National police chief Mohamad Fuzi Harun said two men aged 46 and 27, and a 26-year-old woman, were arrested under tough sedition laws Tuesday for allegedly posting insulting remarks about the abdication on Facebook and Twitter.
The trio face up to three years in jail if found guilty.
While their role is ceremonial, Muslim-majority Malaysia’s royalty command great respect, and criticising them is seen as deeply offensive. People are regularly arrested under the colonial-era sedition act for insulting royals.
But Latheefa Koya, executive director of rights group Lawyers for Liberty, criticised the arrests, telling AFP: “The police should not give in to mob rule amid the push by some people for the authorities to act.”

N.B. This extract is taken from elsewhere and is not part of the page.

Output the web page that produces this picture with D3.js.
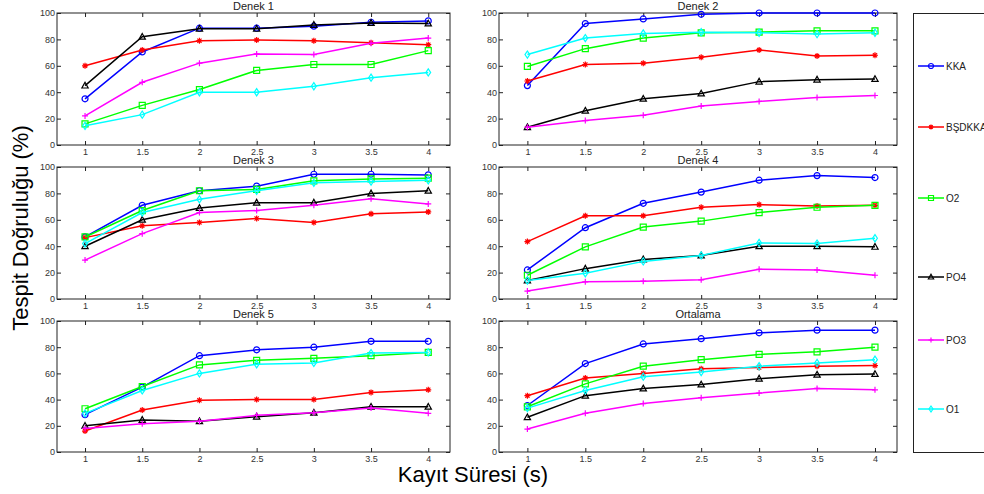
<!DOCTYPE html>
<html>
<head>
<meta charset="utf-8">
<script src="https://cdn.jsdelivr.net/npm/d3@7"></script>
<style>
  body { margin: 0; background: #fff; }
  text { font-family: "Liberation Sans", Arial, sans-serif; }
</style>
</head>
<body>
<svg width="984" height="494"></svg>
<script>
var svg = d3.select("svg"),
    width = +svg.attr("width"),
    height = +svg.attr("height");

// x values (recording time, s)
var durations = [1, 1.5, 2, 2.5, 3, 3.5, 4];
var xTicks = [1, 1.5, 2, 2.5, 3, 3.5, 4];
var yTicks = [0, 20, 40, 60, 80, 100];

var methods = ["KKA", "BŞDKKA", "O2", "PO4", "PO3", "O1"];
var colors = ["#0000ff", "#ff0000", "#00ff00", "#000000", "#ff00ff", "#00ffff"];
var markers = ["circle", "star", "square", "triangle", "plus", "diamond"];

var titles = ["Denek 1", "Denek 2", "Denek 3", "Denek 4", "Denek 5", "Ortalama"];

// accuracy (%) per method, one array per panel
var denek1 = [
  [35, 70.5, 88.5, 88.5, 90, 93, 94],
  [60, 72, 79, 79.5, 79, 77.5, 76],
  [16, 30, 42, 56.5, 61, 61, 71.5],
  [45, 82, 88, 88, 91, 92.5, 92],
  [22, 47.5, 62, 69, 68.5, 77, 81],
  [14.5, 23, 40, 40, 44.5, 51, 55]
];
var denek2 = [
  [45, 92, 95.5, 99, 100, 100, 100],
  [48.5, 61, 62, 66.5, 72, 67.5, 68],
  [59.5, 73, 81, 85, 85.5, 86.5, 86.5],
  [13.5, 26, 35, 39, 48, 49.5, 50],
  [13.5, 18.5, 22.5, 29.5, 33, 36, 37.5],
  [68.5, 81, 84.5, 85.5, 85, 84, 85]
];
var denek3 = [
  [47, 71, 82, 85.5, 94.5, 94.5, 94],
  [46.5, 55.5, 58, 61, 58, 64.5, 66],
  [47, 67, 82, 83, 89.5, 91, 91.5],
  [40, 60, 69, 73, 73, 80, 82],
  [29.5, 49.5, 65.5, 67, 71, 76, 72],
  [42, 65.5, 75.5, 82, 88, 89, 90]
];
var denek4 = [
  [22, 54, 72.5, 81, 90, 93.5, 92],
  [43.5, 63, 63, 69.5, 71.5, 70.5, 71],
  [18, 39.5, 54.5, 59, 65.5, 69.5, 71],
  [14, 23, 30, 33, 40, 40, 39.5],
  [6, 13, 13.5, 14.5, 22.5, 22, 18],
  [14, 19.5, 28.5, 33, 42.5, 42, 46]
];
var denek5 = [
  [28.5, 49.5, 73.5, 78, 80, 84.5, 84.5],
  [16, 32, 39.5, 40, 40, 45.5, 47.5],
  [33, 50, 66.5, 70, 71.5, 73.5, 76],
  [20, 24.5, 23.5, 27, 30, 34.5, 34.5],
  [18, 21.5, 23.5, 28, 30, 33.5, 29.5],
  [29.5, 47, 60, 67, 68, 75.5, 76]
];
var ortalama = [
  [35.5, 67.5, 82.5, 86.5, 91, 93, 93],
  [43, 56.5, 60, 63.5, 64.5, 65.5, 66],
  [34.5, 52, 65.5, 70.5, 74.5, 76.5, 80],
  [26.5, 43, 48.5, 51.5, 56, 59, 59.5],
  [17.5, 29.5, 37, 41.5, 45, 48.5, 47.5],
  [33.5, 47, 57.5, 61, 65.5, 68, 70.5]
];
var panelData = [denek1, denek2, denek3, denek4, denek5, ortalama];

var colX = [[57, 450], [499, 897]];
var rowY = [[13, 145], [167, 299], [321, 452]];

function markerPath(type, s) {
  var p = d3.path();
  if (type === "circle") {
    p.moveTo(s, 0); p.arc(0, 0, s, 0, 2 * Math.PI);
  } else if (type === "square") {
    p.rect(-s, -s, 2 * s, 2 * s);
  } else if (type === "triangle") {
    p.moveTo(0, -s * 1.1); p.lineTo(s * 1.05, s * 0.8); p.lineTo(-s * 1.05, s * 0.8); p.closePath();
  } else if (type === "diamond") {
    p.moveTo(0, -s * 1.2); p.lineTo(s * 0.8, 0); p.lineTo(0, s * 1.2); p.lineTo(-s * 0.8, 0); p.closePath();
  } else if (type === "plus") {
    p.moveTo(-s, 0); p.lineTo(s, 0); p.moveTo(0, -s); p.lineTo(0, s);
  } else if (type === "star") {
    var d = s * 0.7;
    p.moveTo(-s, 0); p.lineTo(s, 0); p.moveTo(0, -s); p.lineTo(0, s);
    p.moveTo(-d, -d); p.lineTo(d, d); p.moveTo(-d, d); p.lineTo(d, -d);
  }
  return p.toString();
}

panelData.forEach(function(series, k) {
  var c = k % 2, r = Math.floor(k / 2);
  var x = d3.scaleLinear().domain([0.755, 4.19]).range(colX[c]);
  var y = d3.scaleLinear().domain([0, 100]).range([rowY[r][1], rowY[r][0]]);

  var g = svg.append("g").attr("class", "panel");

  g.append("g")
      .attr("transform", "translate(0," + y(0) + ")")
      .call(d3.axisBottom(x).tickValues(xTicks).tickSizeInner(-4).tickSizeOuter(0).tickPadding(4)
        .tickFormat(d3.format("")));
  g.append("g")
      .attr("transform", "translate(0," + y(100) + ")")
      .call(d3.axisTop(x).tickValues(xTicks).tickSizeInner(-4).tickSizeOuter(0).tickFormat(""));
  g.append("g")
      .attr("transform", "translate(" + x.range()[0] + ",0)")
      .call(d3.axisLeft(y).tickValues(yTicks).tickSizeInner(-4).tickSizeOuter(0).tickPadding(2));
  g.append("g")
      .attr("transform", "translate(" + x.range()[1] + ",0)")
      .call(d3.axisRight(y).tickValues(yTicks).tickSizeInner(-4).tickSizeOuter(0).tickFormat(""));

  g.selectAll(".domain").remove();
  g.selectAll(".tick line").attr("stroke", "#222");
  g.selectAll(".tick text").attr("fill", "#333").style("font-size", "9px");

  g.append("rect")
      .attr("x", x.range()[0]).attr("y", y(100))
      .attr("width", x.range()[1] - x.range()[0]).attr("height", y(0) - y(100))
      .attr("fill", "none").attr("stroke", "#222").attr("stroke-width", 1);

  var line = d3.line()
      .x(function(d, i) { return x(durations[i]); })
      .y(function(d) { return y(d); });

  series.forEach(function(vals, m) {
    g.append("path")
        .datum(vals)
        .attr("d", line)
        .attr("fill", "none")
        .attr("stroke", colors[m])
        .attr("stroke-width", 1.5);
    g.selectAll(".mk" + m)
        .data(vals)
      .enter().append("path")
        .attr("class", "mk" + m)
        .attr("transform", function(d, i) { return "translate(" + x(durations[i]) + "," + y(d) + ")"; })
        .attr("d", markerPath(markers[m], 3))
        .attr("fill", "none")
        .attr("stroke", colors[m])
        .attr("stroke-width", 1.2);
  });

  g.append("text")
      .attr("x", (x.range()[0] + x.range()[1]) / 2)
      .attr("y", y(100) - 3)
      .attr("text-anchor", "middle")
      .style("font-size", "11px")
      .attr("fill", "#222")
      .text(titles[k]);
});

// legend
var legend = svg.append("g");
legend.append("rect")
    .attr("x", 913.5).attr("y", 13.5)
    .attr("width", 100).attr("height", 439)
    .attr("fill", "none").attr("stroke", "#222");

var legendY = [66, 127, 198, 277, 340, 409];
methods.forEach(function(name, m) {
  var ly = legendY[m];
  legend.append("line")
      .attr("x1", 918).attr("x2", 944).attr("y1", ly).attr("y2", ly)
      .attr("stroke", colors[m]).attr("stroke-width", 1.5);
  legend.append("path")
      .attr("transform", "translate(931," + ly + ")")
      .attr("d", markerPath(markers[m], 2.5))
      .attr("fill", "none").attr("stroke", colors[m]).attr("stroke-width", 1.2);
  legend.append("text")
      .attr("x", 946).attr("y", ly + 4)
      .style("font-size", "10px")
      .attr("fill", "#222")
      .text(name);
});

// axis titles
svg.append("text")
    .attr("transform", "translate(28,228) rotate(-90)")
    .attr("text-anchor", "middle")
    .style("font-size", "22px")
    .text("Tespit Doğruluğu (%)");

svg.append("text")
    .attr("x", 473).attr("y", 482)
    .attr("text-anchor", "middle")
    .style("font-size", "22px")
    .text("Kayıt Süresi (s)");
</script>
</body>
</html>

A statement from the group, which pushes for legal reforms, added that the sedition act was a “draconian piece of legislation” and it was shocking Malaysia’s new administration was using it.
The government, which came to power last year after ousting an authoritarian regime, had pledged in its election manifesto to abolish the act and several other laws seen as repressive but is yet to do so.
Prime Minister Mahathir Mohamad also suggested authorities should not overzealously target people accused of posting insults.
“With regards to freedom of speech, if someone speaks factually, you cannot criminalise the person,” he said. “If we shut everyone’s mouth … even when a crime has happened, then there will be injustice in the country.”